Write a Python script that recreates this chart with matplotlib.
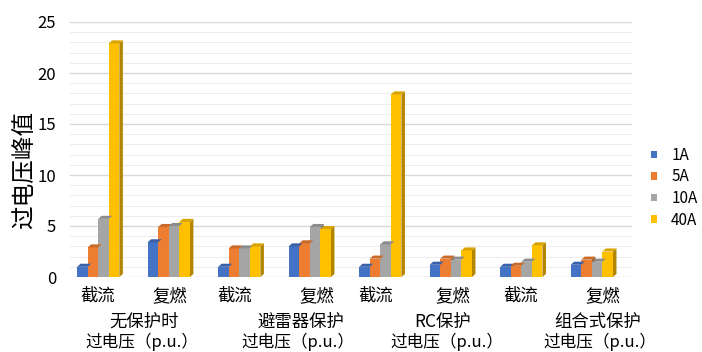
import numpy as np
import matplotlib.pyplot as plt
from matplotlib.patches import Polygon
from matplotlib.colors import to_rgb

plt.rcParams['font.family'] = ['Noto Sans CJK SC', 'DejaVu Sans']

# Categories along the x axis
categories = ["截流", "复燃", "截流", "复燃", "截流", "复燃", "截流", "复燃"]
protections = ["无保护时", "避雷器保护", "RC保护", "组合式保护"]
series_names = ["1A", "5A", "10A", "40A"]
colors = ["#4472C4", "#ED7D31", "#A5A5A5", "#FFC000"]

# Peak overvoltage values for each current
v_1a = [1.0, 3.4, 1.0, 3.0, 1.0, 1.2, 1.0, 1.2]
v_5a = [2.9, 4.9, 2.8, 3.3, 1.8, 1.8, 1.1, 1.7]
v_10a = [5.7, 5.0, 2.8, 4.9, 3.2, 1.7, 1.5, 1.5]
v_40a = [22.9, 5.4, 3.0, 4.7, 17.9, 2.6, 3.1, 2.5]
values = [v_1a, v_5a, v_10a, v_40a]

fig = plt.figure(figsize=(7.02, 3.52), dpi=100)
ax = fig.add_axes([70 / 702, 1 - 277 / 352, 562 / 702, 255 / 352])

x = np.arange(len(categories))
width = 0.15
dx, dy = 0.05, 0.3


def darker(c, f):
    r, g, b = to_rgb(c)
    return (r * f, g * f, b * f)


for i, (name, vals, col) in enumerate(zip(series_names, values, colors)):
    pos = x + (i - 1.5) * width
    bars = ax.bar(pos, vals, width, color=col, label=name, zorder=3, linewidth=0)
    # fake 3D: side and top faces
    for b in bars:
        x0, w, h = b.get_x(), b.get_width(), b.get_height()
        side = Polygon([(x0 + w, 0), (x0 + w + dx, dy), (x0 + w + dx, h + dy), (x0 + w, h)],
                       closed=True, facecolor=darker(col, 0.7), edgecolor='none', zorder=2)
        top = Polygon([(x0, h), (x0 + dx, h + dy), (x0 + w + dx, h + dy), (x0 + w, h)],
                      closed=True, facecolor=darker(col, 0.85), edgecolor='none', zorder=4)
        ax.add_patch(side)
        ax.add_patch(top)

ax.set_xlim(-0.4, 7.57)
ax.set_ylim(0, 25)
ax.set_yticks([0, 5, 10, 15, 20, 25])
ax.set_yticks(np.arange(0, 26, 1), minor=True)
ax.grid(axis='y', which='major', color='#D9D9D9', linewidth=1.0, zorder=0)
ax.grid(axis='y', which='minor', color='#EDEDED', linewidth=0.8, zorder=0)
ax.tick_params(axis='y', which='both', length=0, pad=10, labelsize=12)
ax.tick_params(axis='x', length=0, pad=7, labelsize=12.5)

# labels sit a little off the group centres
label_shift = [-0.01, 0.01, -0.07, 0.1, -0.06, 0.03, -0.01, 0.16]
ax.set_xticks(x + np.array(label_shift))
ax.set_xticklabels(categories)
for s in ax.spines.values():
    s.set_visible(False)

ax.set_ylabel("过电压峰值", fontsize=17)
ax.yaxis.set_label_coords(-0.058, 0.42)

# group captions under the category labels
trans = ax.get_xaxis_transform()
name_x = [0.65, 2.88, 4.89, 7.08]
unit_x = [0.62, 2.83, 4.95, 7.12]
for nx, ux, p in zip(name_x, unit_x, protections):
    ax.text(nx, -0.176, p, transform=trans, ha='center', va='center', fontsize=12.5)
    ax.text(ux, -0.255, "过电压（p.u.）", transform=trans, ha='center', va='center', fontsize=12)

ax.legend(loc='center left', bbox_to_anchor=(1.01, 0.35), frameon=False, fontsize=11,
          handlelength=0.4, handleheight=0.4, handletextpad=0.9, labelspacing=0.3)

fig.savefig("out.png", dpi=100)
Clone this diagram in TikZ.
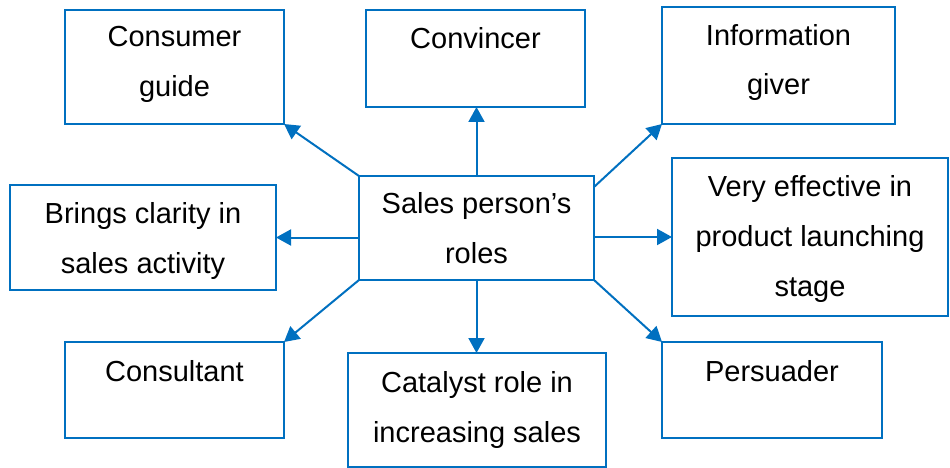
\documentclass[tikz,border=0pt]{standalone}
\usepackage{fontspec}
\setmainfont{Liberation Sans}
\usetikzlibrary{arrows.meta}
\definecolor{rblue}{HTML}{0070C0}
\begin{document}
\begin{tikzpicture}[x=1pt,y=-1pt,
  box/.style={draw=rblue, line width=1.6pt, rectangle, inner sep=0pt, outer sep=0pt, anchor=north west, fill=white},
  txt/.style={anchor=base, inner sep=0pt, font=\fontsize{29}{35}\selectfont, text=black},
  conn/.style={draw=rblue, line width=2pt, -{Triangle[length=15pt,width=16pt]}}]
\useasboundingbox (0,0) rectangle (950,468);
\fill[white] (0,0) rectangle (950,468);
% boxes
\node[box, minimum width=219pt, minimum height=114pt] (cg) at (65,10) {};
\node[box, minimum width=219pt, minimum height=97pt] (cv) at (366,10) {};
\node[box, minimum width=233pt, minimum height=117pt] (ig) at (662,7) {};
\node[box, minimum width=266pt, minimum height=105pt] (bc) at (10,185) {};
\node[box, minimum width=235pt, minimum height=104pt] (sp) at (359,176) {};
\node[box, minimum width=276pt, minimum height=158pt] (ve) at (672,158) {};
\node[box, minimum width=219pt, minimum height=96pt] (cs) at (65,342) {};
\node[box, minimum width=258pt, minimum height=114pt] (ca) at (348,353) {};
\node[box, minimum width=220pt, minimum height=96pt] (pe) at (662,342) {};
% texts
\node[txt] (cgA) at ([yshift=-37pt]cg.north) {Consumer};
\node[txt] (cgB) at ([yshift=-87pt]cg.north) {guide};
\node[txt] (cvA) at ([yshift=-39pt]cv.north) {Convincer};
\node[txt] (igA) at ([yshift=-39pt]ig.north) {Information};
\node[txt] (igB) at ([yshift=-88pt]ig.north) {giver};
\node[txt] (bcA) at ([yshift=-38pt]bc.north) {Brings clarity in};
\node[txt] (bcB) at ([yshift=-88pt]bc.north) {sales activity};
\node[txt] (spA) at ([yshift=-37pt]sp.north) {Sales person’s};
\node[txt] (spB) at ([yshift=-87pt]sp.north) {roles};
\node[txt] (veA) at ([yshift=-38pt]ve.north) {Very effective in};
\node[txt] (veB) at ([yshift=-88pt]ve.north) {product launching};
\node[txt] (veC) at ([yshift=-138pt]ve.north) {stage};
\node[txt] (csA) at ([yshift=-39pt]cs.north) {Consultant};
\node[txt] (caA) at ([yshift=-39pt]ca.north) {Catalyst role in};
\node[txt] (caB) at ([yshift=-89pt]ca.north) {increasing sales};
\node[txt] (peA) at ([yshift=-39pt]pe.north) {Persuader};
% connectors
\draw[conn] (sp.north) -- (sp.north |- cv.south);
\draw[conn] (sp.south) -- (sp.south |- ca.north);
\draw[conn] (sp.north west) -- (cg.south east);
\draw[conn] (sp.west |- bc.east) -- (bc.east);
\draw[conn] (sp.south west) -- (cs.north east);
\draw[conn] ([yshift=41pt]sp.east) -- (ig.south west);
\draw[conn] (sp.east |- ve.west) -- (ve.west);
\draw[conn] (sp.south east) -- (pe.north west);
\end{tikzpicture}
\end{document}
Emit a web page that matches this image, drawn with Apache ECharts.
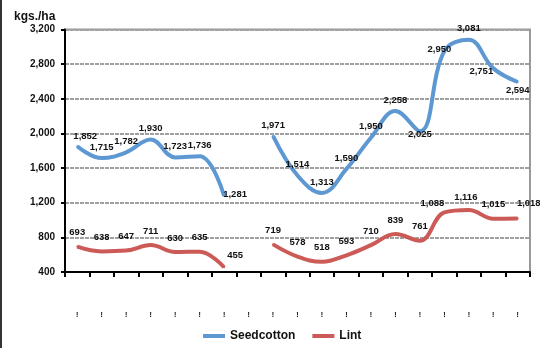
<!DOCTYPE html>
<html>
<head>
<meta charset="utf-8">
<script src="https://cdn.jsdelivr.net/npm/echarts@6/dist/echarts.min.js"></script>
<style>
  html, body { margin: 0; padding: 0; background: #fff; }
  #chart { width: 540px; height: 348px; }
</style>
</head>
<body>
<div id="chart"></div>
<script>
// tick labels on x axis are squashed in the source, only tiny marks remain
const categories = ['!', '!', '!', '!', '!', '!', '!', '!', '!', '!',
  '!', '!', '!', '!', '!', '!', '!', '!', '!']
const seedcotton = [1852, 1715, 1782, 1930, 1723, 1736, 1281, null,
  1971, 1514, 1313, 1590, 1950, 2258, 2025, 2950, 3081, 2751, 2594]
const lint = [693, 638, 647, 711, 630, 635, 455, null,
  719, 578, 518, 593, 710, 839, 761, 1088, 1116, 1015, 1018]
const yTicks = [400, 800, 1200, 1600, 2000, 2400, 2800, 3200]

// label shift from the point [dx, dy] for the labels that are not simply on top
const seedLabelShift = {
  0: [8, -10],
  6: [11, -1],
  14: [0, 3],
  15: [-5, -2],
  17: [-12, 3],
  18: [0, 8],
}
const lintLabelShift = {
  6: [11, -12],
  15: [-12, -9],
  16: [-3, -13],
  18: [11, -15],
}

const fmt = (v) => v.toLocaleString('en-US')

function buildData(values, shifts) {
  return values.map((v, i) => {
    if (v == null) return null
    const item = { value: v }
    if (shifts[i]) {
      item.label = {
        position: [shifts[i][0] + 1, shifts[i][1] + 1],
        align: 'center',
        verticalAlign: 'middle',
      }
    }
    return item
  })
}

const chart = echarts.init(document.getElementById('chart'))
const labelStyle = {
  show: true,
  position: 'top',
  distance: 5,
  color: '#111',
  fontSize: 9.5,
  fontWeight: 'bold',
  fontFamily: 'Liberation Sans, Arial',
  formatter: (p) => fmt(p.value),
}

const options = {
  animation: false,
  grid: {
    left: 65,
    right: 10,
    top: 29.5,
    bottom: 76,
    show: true,
    borderColor: '#999',
    borderWidth: 2,
  },
  graphic: [{
    type: 'line',
    shape: { x1: 1, y1: 0, x2: 1, y2: 348 },
    style: { stroke: '#333', lineWidth: 2 },
  }],
  legend: {
    top: 325,
    left: 198,
    itemWidth: 22,
    itemHeight: 4,
    itemGap: 17,
    icon: 'rect',
    textStyle: {
      fontSize: 12,
      fontWeight: 'bold',
      color: '#111',
      fontFamily: 'Liberation Sans, Arial',
    },
    data: ['Seedcotton', 'Lint'],
  },
  xAxis: {
    type: 'category',
    data: categories,
    boundaryGap: true,
    axisLine: { lineStyle: { color: '#000', width: 2 } },
    axisTick: { show: true, length: 5, lineStyle: { color: '#000', width: 2 } },
    axisLabel: { margin: 40, fontSize: 7, color: '#000', fontWeight: 'bold' },
    splitLine: { show: false },
  },
  yAxis: {
    type: 'value',
    name: 'kgs./ha',
    nameLocation: 'end',
    nameGap: 7,
    nameTextStyle: {
      align: 'left',
      padding: [0, 0, 0, -51],
      fontSize: 12,
      fontWeight: 'bold',
      color: '#111',
      fontFamily: 'Liberation Sans, Arial',
    },
    min: yTicks[0],
    max: yTicks[yTicks.length - 1],
    interval: 400,
    axisLine: { show: true, lineStyle: { color: '#000', width: 2 } },
    axisTick: { show: true, length: 4, lineStyle: { color: '#000', width: 2 } },
    axisLabel: {
      color: '#111',
      fontSize: 10,
      fontWeight: 'bold',
      margin: 10,
      fontFamily: 'Liberation Sans, Arial',
      formatter: (v) => fmt(v),
    },
    splitLine: {
      show: true,
      lineStyle: { color: '#a0a0a0', width: 2, type: [4, 1] },
    },
  },
  series: [
    {
      name: 'Seedcotton',
      type: 'line',
      smooth: 0.4,
      connectNulls: false,
      showSymbol: true,
      symbol: 'circle',
      symbolSize: 2,
      color: '#5e98d2',
      itemStyle: { color: '#5e98d2' },
      lineStyle: { width: 4, color: '#5e98d2' },
      label: labelStyle,
      labelLayout: { hideOverlap: false },
      data: buildData(seedcotton, seedLabelShift),
    },
    {
      name: 'Lint',
      type: 'line',
      smooth: 0.4,
      connectNulls: false,
      showSymbol: true,
      symbol: 'circle',
      symbolSize: 2,
      color: '#cc5b57',
      itemStyle: { color: '#cc5b57' },
      lineStyle: { width: 4, color: '#cc5b57' },
      label: Object.assign({}, labelStyle, { distance: 8 }),
      labelLayout: { hideOverlap: false },
      data: buildData(lint, lintLabelShift),
    },
  ],
}
chart.setOption(options)
</script>
</body>
</html>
- - - - - - -
Problem requirements ▸ Report each line of the material above where the word "script" appears.

Solution for this exercise ▸
Write a Python script that recreates this chart with matplotlib.
<script src="https://cdn.jsdelivr.net/npm/echarts@6/dist/echarts.min.js"></script>
<script>
</script>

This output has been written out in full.